La Ficcanaso e i soliti chili (di troppo)
Perdere peso è possibile? Chi ce la fa lo racconta in un libro, tutti gli altri…
Di laRegione
Pubblichiamo un contributo apparso su Ticino7, disponibile anche nelle cassette di 20 Minuti per tutto il fine settimana.
È iniziato tutto per scherzo, una sorta di scommessa con un amico perché finalmente un autore da lui amato e conosciuto si occupava di un tema da me non amato ma conosciuto. Il tema è la dieta e l’autore è Luca Doninelli, che per La nave di Teseo ha documentato il viaggio che lo ha condotto a passare da 140 a 90 chilogrammi. Cioè da obeso a normale signore di mezz’età che può salire due gradini senza ansimare, fare l’amore felicemente e frequentemente, correre dietro ad un autobus. Ma più di tutto e più normalmente di tutto: accavallare le gambe. Chiunque di voi sia ingrassato in maniera abbastanza consistente (dai 5 kg in più, diciamo) avrà notato quanto è diverso farlo quando tra la gamba a terra e quella sospesa si forma un angolo impresentabile.
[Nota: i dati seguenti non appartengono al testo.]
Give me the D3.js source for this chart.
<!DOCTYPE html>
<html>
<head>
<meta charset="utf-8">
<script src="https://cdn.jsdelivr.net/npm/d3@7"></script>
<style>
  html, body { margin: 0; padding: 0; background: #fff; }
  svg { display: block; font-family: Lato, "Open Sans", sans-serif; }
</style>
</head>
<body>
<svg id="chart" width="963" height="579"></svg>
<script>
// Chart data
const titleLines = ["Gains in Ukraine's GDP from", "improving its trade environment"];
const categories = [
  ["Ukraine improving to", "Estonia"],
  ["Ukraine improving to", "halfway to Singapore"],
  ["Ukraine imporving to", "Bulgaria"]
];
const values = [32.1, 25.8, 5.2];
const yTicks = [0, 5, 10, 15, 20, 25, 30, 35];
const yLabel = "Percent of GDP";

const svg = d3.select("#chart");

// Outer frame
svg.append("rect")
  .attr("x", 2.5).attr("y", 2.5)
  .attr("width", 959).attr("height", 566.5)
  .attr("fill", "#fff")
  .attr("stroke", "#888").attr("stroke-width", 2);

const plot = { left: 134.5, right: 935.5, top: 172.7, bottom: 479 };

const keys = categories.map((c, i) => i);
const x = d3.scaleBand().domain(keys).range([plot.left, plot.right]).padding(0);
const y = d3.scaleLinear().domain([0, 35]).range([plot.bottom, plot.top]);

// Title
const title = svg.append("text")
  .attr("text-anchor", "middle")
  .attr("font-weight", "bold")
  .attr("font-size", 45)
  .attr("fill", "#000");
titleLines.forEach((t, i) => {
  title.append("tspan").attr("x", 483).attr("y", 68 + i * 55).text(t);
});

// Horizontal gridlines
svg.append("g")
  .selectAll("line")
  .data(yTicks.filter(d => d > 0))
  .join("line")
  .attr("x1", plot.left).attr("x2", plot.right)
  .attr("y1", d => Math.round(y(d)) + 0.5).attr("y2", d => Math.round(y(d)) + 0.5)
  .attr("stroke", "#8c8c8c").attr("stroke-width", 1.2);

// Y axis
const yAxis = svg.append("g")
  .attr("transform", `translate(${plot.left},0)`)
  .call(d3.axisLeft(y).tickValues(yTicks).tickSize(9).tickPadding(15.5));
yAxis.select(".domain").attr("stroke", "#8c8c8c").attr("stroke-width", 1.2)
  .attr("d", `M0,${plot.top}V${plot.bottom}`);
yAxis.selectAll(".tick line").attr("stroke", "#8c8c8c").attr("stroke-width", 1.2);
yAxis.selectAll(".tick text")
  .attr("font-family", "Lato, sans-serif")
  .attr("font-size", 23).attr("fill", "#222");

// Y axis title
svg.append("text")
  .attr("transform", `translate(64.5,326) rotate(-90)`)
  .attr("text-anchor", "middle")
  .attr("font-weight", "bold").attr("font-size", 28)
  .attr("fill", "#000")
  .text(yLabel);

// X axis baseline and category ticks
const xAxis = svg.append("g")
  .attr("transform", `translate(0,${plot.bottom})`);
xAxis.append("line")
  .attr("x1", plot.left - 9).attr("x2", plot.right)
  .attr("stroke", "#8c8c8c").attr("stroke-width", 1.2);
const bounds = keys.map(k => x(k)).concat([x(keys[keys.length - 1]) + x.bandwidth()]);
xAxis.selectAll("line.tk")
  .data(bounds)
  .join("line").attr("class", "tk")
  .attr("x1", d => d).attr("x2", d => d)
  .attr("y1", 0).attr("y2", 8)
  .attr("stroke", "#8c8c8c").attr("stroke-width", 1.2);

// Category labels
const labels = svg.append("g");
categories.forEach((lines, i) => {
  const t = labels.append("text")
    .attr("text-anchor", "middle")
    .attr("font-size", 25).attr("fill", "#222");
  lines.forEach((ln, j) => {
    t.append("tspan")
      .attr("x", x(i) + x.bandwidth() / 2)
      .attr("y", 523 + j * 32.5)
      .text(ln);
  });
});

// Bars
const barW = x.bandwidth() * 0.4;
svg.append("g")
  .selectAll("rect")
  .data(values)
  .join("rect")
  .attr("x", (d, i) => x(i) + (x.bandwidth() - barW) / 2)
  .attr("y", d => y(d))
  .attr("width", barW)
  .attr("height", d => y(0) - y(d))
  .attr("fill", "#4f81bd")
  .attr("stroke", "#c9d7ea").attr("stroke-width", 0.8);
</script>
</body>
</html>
Io di ciccioni che raccontano la propria nuova vita ne ho ascoltati parecchi, testimonianze spesso corredate da foto di prima e dopo. Dove il prima è un universo di pingue infelicità e dopo è un asciutto stare bene e riconoscersi nei propri panni. Molto spesso la didascalia di quelle immagini, che sia esplicita o no, è: «Fai come me, la mia storia dimostra che chiunque può farcela». Chi tenta di dimagrire ci crede più o meno una volta al mese, spesso anche solo tra un pasto e l’altro (perché non c’è proposito di dimagrimento più sincero di quello che segue temporalmente l’ultimo biscotto di mezzanotte). Si ripone la tazza di latte e si decide: da domani, cambia tutto. Domani è una parola fondamentale in questi casi. Oggi, intanto, il momento del fondo.
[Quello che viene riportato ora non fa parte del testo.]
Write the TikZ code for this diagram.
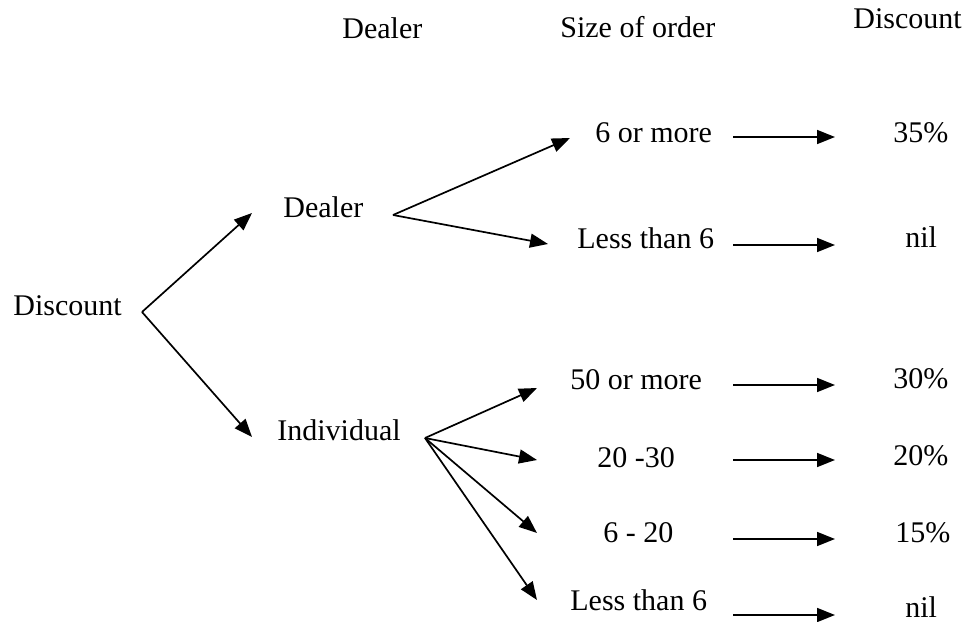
\documentclass[tikz,border=0pt]{standalone}
\usepackage{fontspec}
\setmainfont{Liberation Serif}
\usetikzlibrary{arrows.meta}
\begin{document}
\begin{tikzpicture}[x=0.5pt,y=-0.5pt,
  lbl/.style={anchor=base west,inner sep=0pt,font=\fontsize{15pt}{18pt}\selectfont},
  branch/.style={line width=0.85pt,-{Triangle[length=9pt,width=7pt]}},
  leadto/.style={line width=0.85pt,-{Triangle[length=9pt,width=7pt]}}]
\useasboundingbox (0,0) rectangle (966,622);

% column headings
\node[lbl] (hdealer) at (342,38) {Dealer};
\node[lbl] (hsize)   at (560,37) {Size of order};
\node[lbl] (hdisc)   at (853,28) {Discount};

% tree labels
\node[lbl] (root)  at (13,315)  {Discount};
\node[lbl] (dealer) at (283,217) {Dealer};
\node[lbl] (indiv)  at (277,440) {Individual};

\node[lbl] (d1) at (595,142) {6 or more};
\node[lbl] (d2) at (577,248) {Less than 6};
\node[lbl] (i1) at (570,389) {50 or more};
\node[lbl] (i2) at (597,467) {20 -30};
\node[lbl] (i3) at (603,542) {6 - 20};
\node[lbl] (i4) at (570,610) {Less than 6};

\node[lbl] (p1) at (893,142) {35\%};
\node[lbl] (p2) at (905,247) {nil};
\node[lbl] (p3) at (893,388) {30\%};
\node[lbl] (p4) at (893,465) {20\%};
\node[lbl] (p5) at (895,542) {15\%};
\node[lbl] (p6) at (905,617) {nil};

% branching points and arrow ends
\coordinate (vroot)   at (142,312);
\coordinate (vdealer) at (393,215);
\coordinate (vindiv)  at (425,438);
\coordinate (tdealer) at (252,213);
\coordinate (tindiv)  at (252,437);
\coordinate (td1) at (570,138);
\coordinate (td2) at (548,244);
\coordinate (ti1) at (537,388);
\coordinate (ti2) at (537,460);
\coordinate (ti3) at (537,533);
\coordinate (ti4) at (537,600);

% first split
\draw[branch] (vroot) -- (tdealer);
\draw[branch] (vroot) -- (tindiv);
% dealer orders
\draw[branch] (vdealer) -- (td1);
\draw[branch] (vdealer) -- (td2);
% individual orders
\draw[branch] (vindiv) -- (ti1);
\draw[branch] (vindiv) -- (ti2);
\draw[branch] (vindiv) -- (ti3);
\draw[branch] (vindiv) -- (ti4);

% size of order -> discount
\foreach \n/\y in {1/137,2/245,3/385,4/460,5/539,6/615}{
  \coordinate (s\n) at (733,\y);
  \coordinate (e\n) at (835,\y);
  \draw[leadto] (s\n) -- (e\n);
}
\end{tikzpicture}
\end{document}
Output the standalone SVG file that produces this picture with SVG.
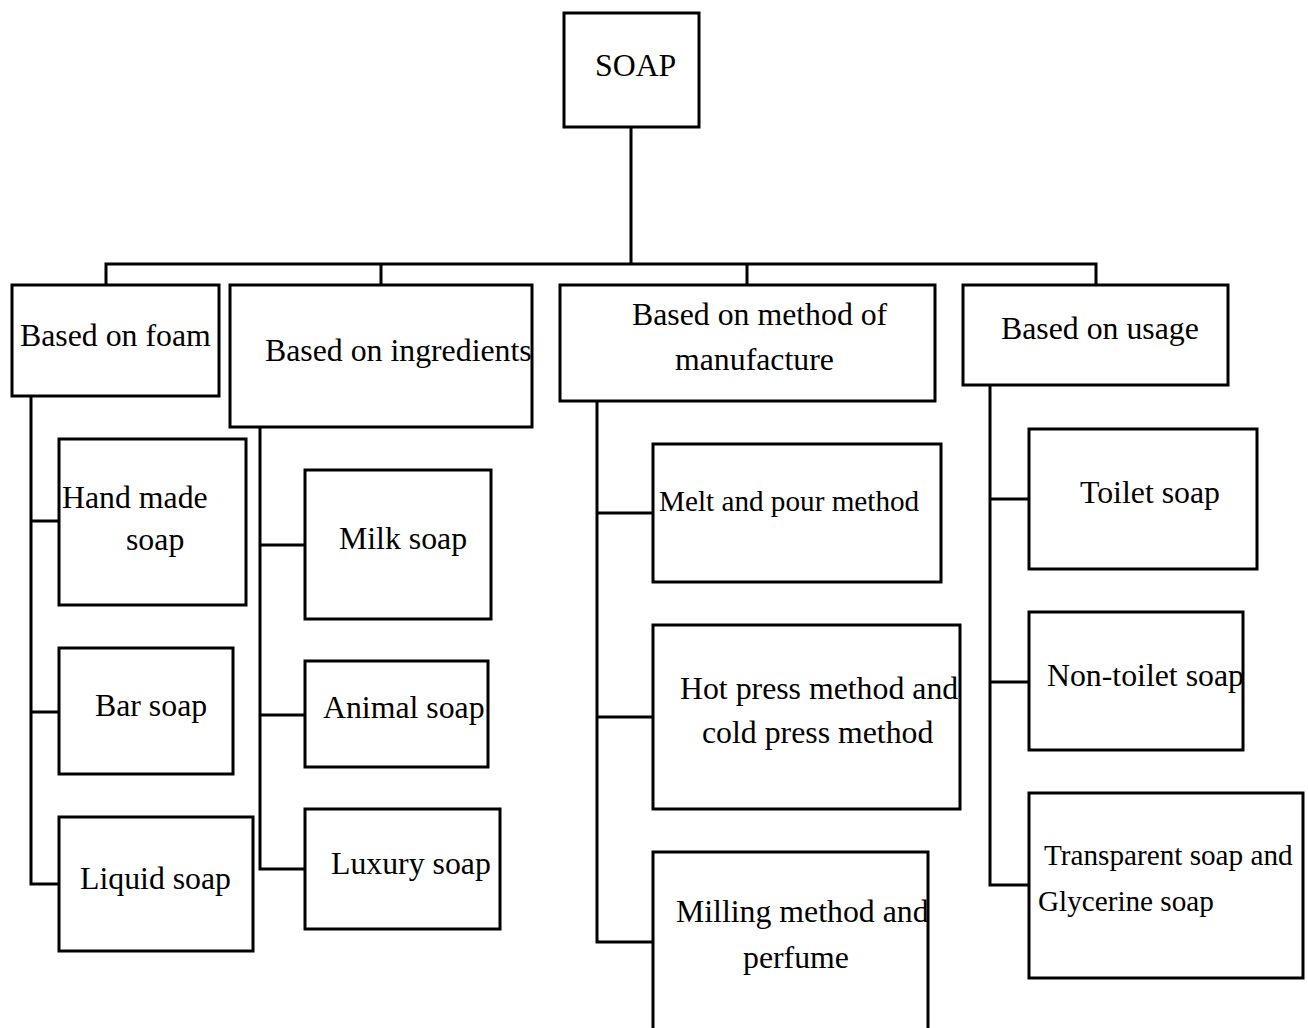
<svg xmlns="http://www.w3.org/2000/svg" width="1308" height="1028" viewBox="0 0 1308 1028">
<style>
.box{fill:#fff;stroke:#000;stroke-width:3}
.ln{fill:none;stroke:#000;stroke-width:3}
text{font-family:"Liberation Serif","Times New Roman",serif;font-size:31.8px;fill:#000}
.s{font-size:29.2px}
</style>
<rect width="1308" height="1028" fill="#fff"/>
<g id="connectors">
<path class="ln" d="M631 127V264M106 285V264H1096V285M381 264V285M747 264V285"/>
<path class="ln" d="M31 396V884H59M31 521H59M31 712H59"/>
<path class="ln" d="M260 427V869H305M260 545H305M260 715H305"/>
<path class="ln" d="M597 401V942H653M597 513H653M597 717H653"/>
<path class="ln" d="M990 385V885H1029M990 499H1029M990 682H1029"/>
</g>
<g id="soap"><rect class="box" x="564" y="13" width="135" height="114"/><text x="595" y="76">SOAP</text></g>
<g id="foam"><rect class="box" x="12" y="285" width="207" height="111"/><text x="20" y="346">Based on foam</text></g>
<g id="ingredients"><rect class="box" x="230" y="285" width="302" height="142"/><text x="265" y="361">Based on ingredients</text></g>
<g id="method"><rect class="box" x="560" y="285" width="375" height="116"/><text x="632" y="325">Based on method of</text><text x="675" y="370">manufacture</text></g>
<g id="usage"><rect class="box" x="963" y="285" width="265" height="100"/><text x="1001" y="339">Based on usage</text></g>
<g id="handmade"><rect class="box" x="59" y="439" width="187" height="166"/><text x="62" y="508">Hand made</text><text x="126" y="550">soap</text></g>
<g id="bar"><rect class="box" x="59" y="648" width="174" height="126"/><text x="95" y="716">Bar soap</text></g>
<g id="liquid"><rect class="box" x="59" y="817" width="194" height="134"/><text x="80" y="889">Liquid soap</text></g>
<g id="milk"><rect class="box" x="305" y="470" width="186" height="149"/><text x="339" y="549">Milk soap</text></g>
<g id="animal"><rect class="box" x="305" y="661" width="183" height="106"/><text x="323" y="718">Animal soap</text></g>
<g id="luxury"><rect class="box" x="305" y="809" width="195" height="120"/><text x="331" y="874">Luxury soap</text></g>
<g id="melt"><rect class="box" x="653" y="444" width="288" height="138"/><text class="s" x="659" y="511">Melt and pour method</text></g>
<g id="hotpress"><rect class="box" x="653" y="625" width="307" height="184"/><text x="680" y="699">Hot press method and</text><text x="702" y="743">cold press method</text></g>
<g id="milling"><rect class="box" x="653" y="852" width="275" height="190"/><text x="676" y="922">Milling method and</text><text x="743" y="968">perfume</text></g>
<g id="toilet"><rect class="box" x="1029" y="429" width="228" height="140"/><text x="1080" y="503">Toilet soap</text></g>
<g id="nontoilet"><rect class="box" x="1029" y="612" width="214" height="138"/><text x="1047" y="686">Non-toilet soap</text></g>
<g id="transparent"><rect class="box" x="1029" y="793" width="274" height="185"/><text class="s" x="1044" y="865">Transparent soap and</text><text class="s" x="1038" y="911">Glycerine soap</text></g>
</svg>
Luca Doninelli nel suo La dieta sono io (2019) dice una cosa che – anche senza scomodare l’obesità – può riconoscere chiunque abbia vissuto un attacco di fame incontrollato:
ci si attacca al fondo di qualunque cosa, persino all’olio della scatoletta del tonno. Doninelli non lo cita ma lo aiutiamo noi: il fondo del pandoro. Vogliamo parlare della goduria delle briciole burrose grattate via dalla carta zigrinata nel momento di toglierla dalla tavolata di Natale? Ecco, il fondo. Il bello di questo libro è una capacità lucida e puntuale – invero fin ossessiva a volte – di tramutare quel fondo vergognoso in domanda: cosa mi spinge ad andare così a fondo? Cosa cerco, in fondo? Non c’è nessun intento promozionale, in questo. Termini il libro e – certo una telefonata all’amico per sapere chi sia il dietologo del miracolo la fai – però prima ti chiedi perché. E non è un male.